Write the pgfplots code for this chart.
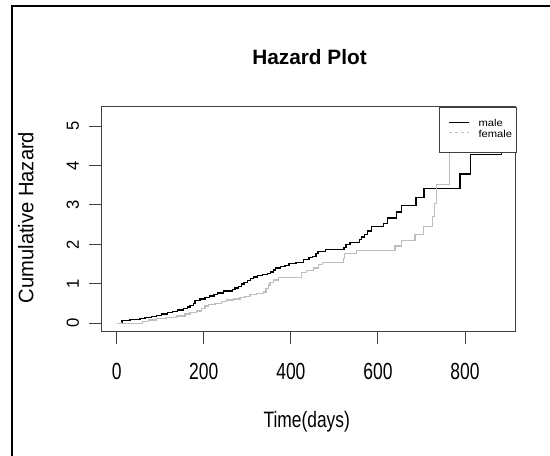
\documentclass[border=0pt]{standalone}
\usepackage{fontspec}
\setmainfont{Liberation Sans}
\usepackage{pgfplots}
\pgfplotsset{compat=1.18}
\usepackage{pgfplotstable}
\usepackage{graphicx}

\definecolor{femgray}{HTML}{BEBEBE}
\definecolor{boxgray}{HTML}{404040}

\pgfplotstableread{
day value
11.4 0.030
12.0 0.068
30.5 0.093
53.5 0.118
65.0 0.144
80.3 0.169
91.8 0.203
103.3 0.236
116.3 0.270
128.6 0.304
139.3 0.338
153.0 0.372
162.2 0.414
168.4 0.456
176.0 0.507
179.8 0.574
191.3 0.617
202.8 0.659
212.8 0.693
223.5 0.726
231.1 0.769
244.9 0.820
266.4 0.853
271.7 0.895
279.4 0.938
287.0 0.997
292.4 1.039
300.0 1.081
307.7 1.132
313.8 1.174
323.0 1.208
335.3 1.242
346.0 1.267
353.7 1.301
359.8 1.352
364.4 1.402
376.6 1.436
386.6 1.470
395.8 1.520
411.9 1.537
428.7 1.622
441.7 1.664
450.2 1.689
457.8 1.774
462.4 1.825
479.2 1.875
522.1 1.926
526.6 2.002
535.9 2.053
557.3 2.120
562.7 2.188
568.8 2.255
575.7 2.340
585.6 2.450
612.4 2.534
622.3 2.670
643.0 2.822
654.5 2.991
687.4 3.193
705.8 3.421
788.5 3.784
813.0 4.285
884.2 4.900
}\maletable

\pgfplotstableread{
day value
0.0 0.000
59.6 0.042
72.6 0.084
91.8 0.118
114.8 0.152
137.7 0.186
156.9 0.236
168.4 0.279
183.7 0.313
195.2 0.380
202.8 0.439
210.5 0.481
225.8 0.507
241.1 0.549
252.6 0.591
267.9 0.617
283.2 0.650
294.7 0.684
306.2 0.726
321.5 0.760
336.8 0.794
342.9 0.887
348.3 0.971
352.1 1.030
359.8 1.098
371.3 1.166
425.0 1.280
436.0 1.340
452.0 1.400
463.0 1.480
473.0 1.540
520.0 1.650
524.0 1.760
551.0 1.840
639.0 1.960
655.0 2.090
685.0 2.260
704.0 2.450
726.0 2.700
730.0 3.040
735.0 3.520
764.0 5.290
}\femaletable

\newcommand\tickfont{\fontsize{23.3}{26}\selectfont}
\newcommand\sx[1]{\scalebox{0.75}[1]{#1}}
\newcommand\sy[1]{\scalebox{0.95}[1]{#1}}

\begin{document}
\begin{tikzpicture}
\path[use as bounding box] (0pt,0pt) rectangle (550pt,456pt);
% outer frame (left and top edges visible)
\draw[line width=2pt, black] (11.7pt,-10pt) -- (11.7pt,450.2pt) -- (570pt,450.2pt);

\begin{axis}[
  at={(101pt,124.3pt)}, anchor=south west,
  width=414.7pt, height=225pt, scale only axis,
  xmin=-36.1, xmax=916.4,
  ymin=-0.213, ymax=5.489,
  axis line style={draw=boxgray, line width=0.9pt},
  tick style={draw=boxgray, line width=0.9pt},
  tick align=outside,
  major tick length=12pt,
  xtick={0,200,400,600,800},
  xticklabels={\sx{0},\sx{200},\sx{400},\sx{600},\sx{800}},
  ytick={0,1,2,3,4,5},
  yticklabels={\sy{0},\sy{1},\sy{2},\sy{3},\sy{4},\sy{5}},
  xtick pos=bottom, ytick pos=left,
  xticklabel style={font=\tickfont, anchor=north, inner sep=0pt},
  xticklabel shift=19.6pt,
  yticklabel style={font=\fontsize{17.5}{19}\selectfont, anchor=base, rotate=90, inner sep=0pt},
  yticklabel shift=10.2pt,
  title={Hazard Plot},
  title style={at={(axis description cs:0.5028,1.1631)}, anchor=base, inner sep=0pt,
    font=\bfseries\fontsize{20.8}{24}\selectfont},
  xlabel={\scalebox{0.78}[1]{Time(days)}},
  xlabel style={at={(axis description cs:0.4961,-0.4267)}, anchor=base, inner sep=0pt,
    font=\fontsize{22.3}{26}\selectfont},
  ylabel={\scalebox{0.96}[1]{Cumulative Hazard}},
  ylabel style={at={(axis description cs:-0.16325,0.5076)}, anchor=base, rotate=0, inner sep=0pt,
    font=\fontsize{21}{25}\selectfont},
  clip=true,
]
\addplot[const plot, black, line width=1.2pt] table[x=day, y=value] {\maletable};
\addplot[const plot, femgray, line width=1.2pt] table[x=day, y=value] {\femaletable};
\end{axis}

% legend (R-style, box at top right of plot region)
\draw[boxgray, line width=0.9pt, fill=white] (439pt,456pt-107.3pt) rectangle (516pt,456pt-152.3pt);
\draw[black, line width=1.1pt] (448.5pt,456pt-122.7pt) -- (469pt,456pt-122.7pt);
\draw[femgray, line width=1.1pt, dash pattern=on 3pt off 3pt] (448.5pt,456pt-132.7pt) -- (469pt,456pt-132.7pt);
\node[anchor=base west, inner sep=0pt, font=\fontsize{10}{11}\selectfont] at (478.3pt,456pt-126.3pt) {\scalebox{1.12}[1]{male}};
\node[anchor=base west, inner sep=0pt, font=\fontsize{10}{11}\selectfont] at (478.3pt,456pt-137.7pt) {\scalebox{1.12}[1]{female}};
\end{tikzpicture}
\end{document}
--*--
> Your objective
All the lines above are to be reproduced exactly, except the pictures.

> Result for this task
Write the pgfplots code for this chart.
\documentclass[border=0pt]{standalone}
\usepackage{fontspec}
\setmainfont{Liberation Sans}
\usepackage{pgfplots}
\pgfplotsset{compat=1.18}
\usepackage{pgfplotstable}
\usepackage{graphicx}

\definecolor{femgray}{HTML}{BEBEBE}
\definecolor{boxgray}{HTML}{404040}

\pgfplotstableread{
day value
11.4 0.030
12.0 0.068
30.5 0.093
53.5 0.118
65.0 0.144
80.3 0.169
91.8 0.203
103.3 0.236
116.3 0.270
128.6 0.304
139.3 0.338
153.0 0.372
162.2 0.414
168.4 0.456
176.0 0.507
179.8 0.574
191.3 0.617
202.8 0.659
212.8 0.693
223.5 0.726
231.1 0.769
244.9 0.820
266.4 0.853
271.7 0.895
279.4 0.938
287.0 0.997
292.4 1.039
300.0 1.081
307.7 1.132
313.8 1.174
323.0 1.208
335.3 1.242
346.0 1.267
353.7 1.301
359.8 1.352
364.4 1.402
376.6 1.436
386.6 1.470
395.8 1.520
411.9 1.537
428.7 1.622
441.7 1.664
450.2 1.689
457.8 1.774
462.4 1.825
479.2 1.875
522.1 1.926
526.6 2.002
535.9 2.053
557.3 2.120
562.7 2.188
568.8 2.255
575.7 2.340
585.6 2.450
612.4 2.534
622.3 2.670
643.0 2.822
654.5 2.991
687.4 3.193
705.8 3.421
788.5 3.784
813.0 4.285
884.2 4.900
}\maletable

\pgfplotstableread{
day value
0.0 0.000
59.6 0.042
72.6 0.084
91.8 0.118
114.8 0.152
137.7 0.186
156.9 0.236
168.4 0.279
183.7 0.313
195.2 0.380
202.8 0.439
210.5 0.481
225.8 0.507
241.1 0.549
252.6 0.591
267.9 0.617
283.2 0.650
294.7 0.684
306.2 0.726
321.5 0.760
336.8 0.794
342.9 0.887
348.3 0.971
352.1 1.030
359.8 1.098
371.3 1.166
425.0 1.280
436.0 1.340
452.0 1.400
463.0 1.480
473.0 1.540
520.0 1.650
524.0 1.760
551.0 1.840
639.0 1.960
655.0 2.090
685.0 2.260
704.0 2.450
726.0 2.700
730.0 3.040
735.0 3.520
764.0 5.290
}\femaletable

\newcommand\tickfont{\fontsize{23.3}{26}\selectfont}
\newcommand\sx[1]{\scalebox{0.75}[1]{#1}}
\newcommand\sy[1]{\scalebox{0.95}[1]{#1}}

\begin{document}
\begin{tikzpicture}
\path[use as bounding box] (0pt,0pt) rectangle (550pt,456pt);
% outer frame (left and top edges visible)
\draw[line width=2pt, black] (11.7pt,-10pt) -- (11.7pt,450.2pt) -- (570pt,450.2pt);

\begin{axis}[
  at={(101pt,124.3pt)}, anchor=south west,
  width=414.7pt, height=225pt, scale only axis,
  xmin=-36.1, xmax=916.4,
  ymin=-0.213, ymax=5.489,
  axis line style={draw=boxgray, line width=0.9pt},
  tick style={draw=boxgray, line width=0.9pt},
  tick align=outside,
  major tick length=12pt,
  xtick={0,200,400,600,800},
  xticklabels={\sx{0},\sx{200},\sx{400},\sx{600},\sx{800}},
  ytick={0,1,2,3,4,5},
  yticklabels={\sy{0},\sy{1},\sy{2},\sy{3},\sy{4},\sy{5}},
  xtick pos=bottom, ytick pos=left,
  xticklabel style={font=\tickfont, anchor=north, inner sep=0pt},
  xticklabel shift=19.6pt,
  yticklabel style={font=\fontsize{17.5}{19}\selectfont, anchor=base, rotate=90, inner sep=0pt},
  yticklabel shift=10.2pt,
  title={Hazard Plot},
  title style={at={(axis description cs:0.5028,1.1631)}, anchor=base, inner sep=0pt,
    font=\bfseries\fontsize{20.8}{24}\selectfont},
  xlabel={\scalebox{0.78}[1]{Time(days)}},
  xlabel style={at={(axis description cs:0.4961,-0.4267)}, anchor=base, inner sep=0pt,
    font=\fontsize{22.3}{26}\selectfont},
  ylabel={\scalebox{0.96}[1]{Cumulative Hazard}},
  ylabel style={at={(axis description cs:-0.16325,0.5076)}, anchor=base, rotate=0, inner sep=0pt,
    font=\fontsize{21}{25}\selectfont},
  clip=true,
]
\addplot[const plot, black, line width=1.2pt] table[x=day, y=value] {\maletable};
\addplot[const plot, femgray, line width=1.2pt] table[x=day, y=value] {\femaletable};
\end{axis}

% legend (R-style, box at top right of plot region)
\draw[boxgray, line width=0.9pt, fill=white] (439pt,456pt-107.3pt) rectangle (516pt,456pt-152.3pt);
\draw[black, line width=1.1pt] (448.5pt,456pt-122.7pt) -- (469pt,456pt-122.7pt);
\draw[femgray, line width=1.1pt, dash pattern=on 3pt off 3pt] (448.5pt,456pt-132.7pt) -- (469pt,456pt-132.7pt);
\node[anchor=base west, inner sep=0pt, font=\fontsize{10}{11}\selectfont] at (478.3pt,456pt-126.3pt) {\scalebox{1.12}[1]{male}};
\node[anchor=base west, inner sep=0pt, font=\fontsize{10}{11}\selectfont] at (478.3pt,456pt-137.7pt) {\scalebox{1.12}[1]{female}};
\end{tikzpicture}
\end{document}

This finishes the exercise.